Oh California, what are we going to do with you! High school senior Harland Fletcher had one simple request: the U.S. Army reservist wanted to wear his uniform to his Brentwood, California graduation ceremony last Friday.
Not only was his request denied by school officials, Fletcher was actually banned from his graduation ceremony!
Military veterans were outraged by the school’s decision, so they organized a private graduation ceremony for him on Monday. Around 100 people supported their fellow serviceman, watching the 18-year-old finally walk across the stage, wearing his uniform and receiving his diploma.
In particular, Brentwood’s Marine Corps League came out in force to support Fletcher on Monday, including Sergeant Duane Edwards, a Vietnam veteran. Edwards stated that California law dictates that Fletcher can wear his uniform during public ceremonies, and that the principal was in violation of the state law.
Fletcher was actually right. Since he had completed basic training, California law allows him to wear his uniform. Speaking on behalf of the high school, district superintendent Eric Volta publicly acknowledged that Fletcher was actually well within his rights.
Fletcher, who serves as a private first class U.S. Army Reserve said, “The uniform for me means honor, respect, integrity, and it stands for America’s freedom.”
He continued by saying “The military is about friendship – brothers and sisters standing together, not just letting someone trample over us.” And that is exactly what Fletcher and his military brethren did.
The idiot who made this brilliant decision is Liberty High School Principal Patrick Walsh, who apparently quickly realized his colossal error in judgment, issued a formal apology to Fletcher, and took fool responsibility for the ridiculous incident.
Walsh told Fletcher that he’d have to wear his cap and gown over his uniform. When Fletcher stood his ground, the principal banned him from his own graduation ceremony. (Side note: who’s the adult here? Guess what? It’s not the principal).
As is typically the case in these situations, both sides have different stories about how this actually came to pass.
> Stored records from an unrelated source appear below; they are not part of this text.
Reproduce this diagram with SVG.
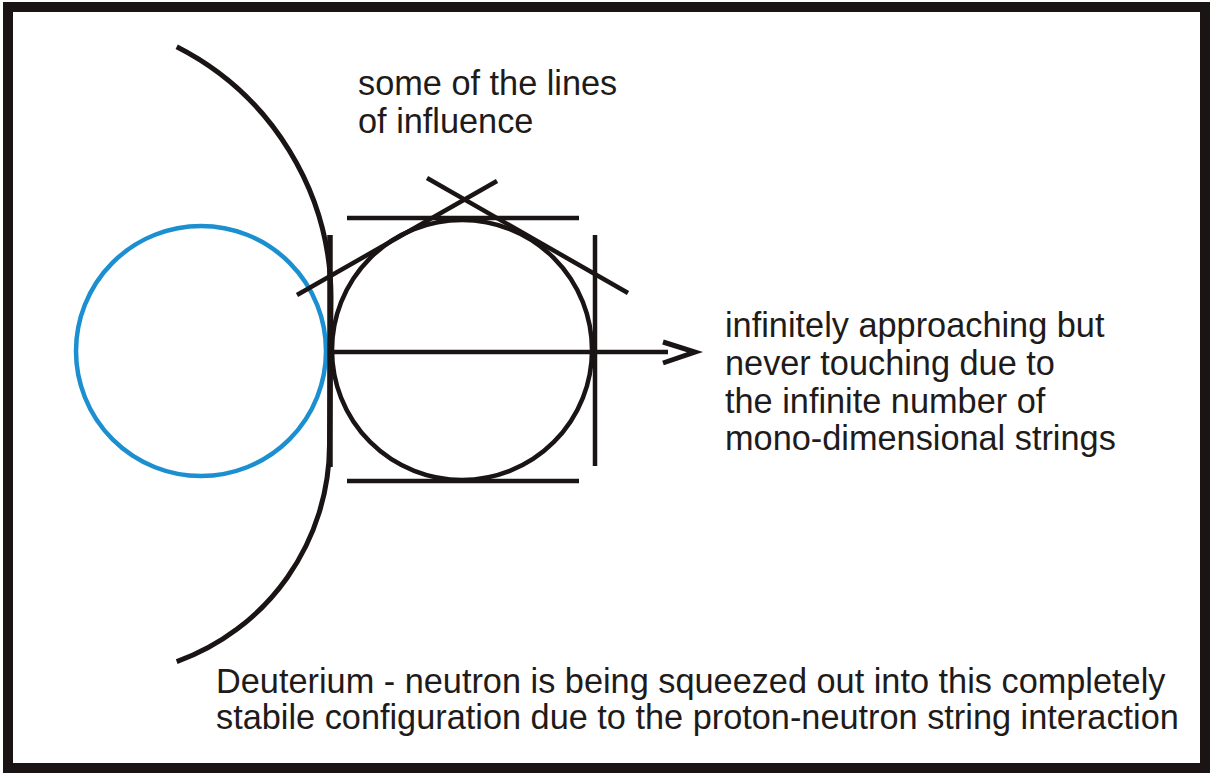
<svg xmlns="http://www.w3.org/2000/svg" width="1213" height="773" viewBox="0 0 1213 773">
<style>
.ln{stroke:#1a1514;stroke-width:4.5;fill:none;stroke-linecap:butt}
.t{font-family:"Liberation Sans",Arial,sans-serif;font-size:34.3px;fill:#1e1b1a}
</style>
<rect x="0" y="0" width="1213" height="773" fill="#fff"/>
<rect x="8" y="7" width="1197" height="761" fill="#fff" stroke="#1a1514" stroke-width="10"/>
<g id="nucleus-arc"><path class="ln" style="stroke-width:5" d="M176.7,46.7 A282,282 0 0 1 331,298 L329.5,445 A231,231 0 0 1 176.7,661.7"/></g>
<g id="proton"><circle cx="201" cy="351" r="125" fill="none" stroke="#1b8fcf" stroke-width="4.5"/></g>
<g id="neutron"><circle cx="462" cy="350" r="130" class="ln"/></g>
<g id="connectors">
<line class="ln" x1="347" y1="218" x2="579" y2="218"/>
<line class="ln" x1="347" y1="481" x2="579" y2="481"/>
<line class="ln" x1="595" y1="235" x2="595" y2="466"/>
<line class="ln" x1="330" y1="235" x2="330" y2="467" style="stroke-width:5.5"/>
<line class="ln" x1="297" y1="295" x2="497" y2="181"/>
<line class="ln" x1="427" y1="178" x2="628" y2="293"/>
<line class="ln" x1="330" y1="352" x2="668" y2="352"/>
<polyline class="ln" points="663,342 695,352 663,363" style="stroke-width:5"/>
</g>
<g id="labels">
<text class="t" x="358" y="95">some of the lines</text>
<text class="t" x="358" y="133">of influence</text>
<text class="t" x="725" y="337">infinitely approaching but</text>
<text class="t" x="725" y="375">never touching due to</text>
<text class="t" x="725" y="413">the infinite number of</text>
<text class="t" x="725" y="450">mono-dimensional strings</text>
<text class="t" x="216" y="693">Deuterium - neutron is being squeezed out into this completely</text>
<text class="t" x="216" y="729">stabile configuration due to the proton-neutron string interaction</text>
</g>
</svg>
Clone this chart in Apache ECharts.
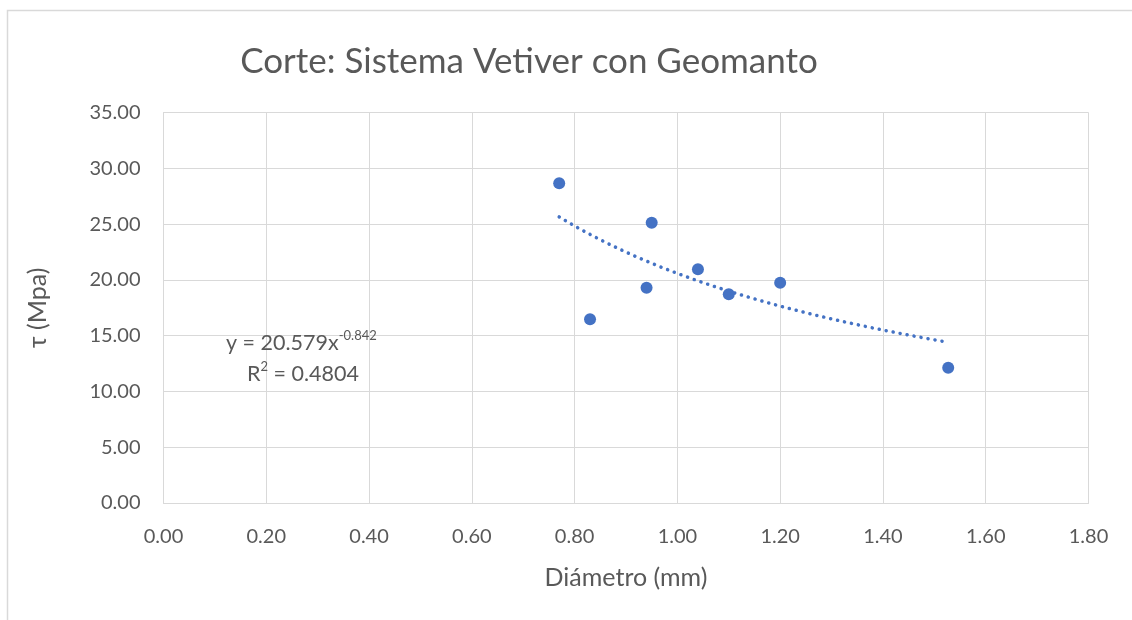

Fletcher says he repeatedly informed a school counselor several times over several weeks of his intention to wear his uniform. The counselor said “no problem”.
But the district officials tell a different story, saying that the principal did not receive sufficient notice. (How much notice do you need?)
Walsh said that he “deeply regretted what had occurred”, concluding with “I made a mistake last Friday, and I don’t mince words.” At least he owned up to it, which is more than a lot of people do these days. Oh, and by the way, the school thanked him for his service to our country. Nice touch, school officials!
The real kicker is that graduating seniors who chose the military were actually recognized during the ceremony! If only Fletcher could have been there.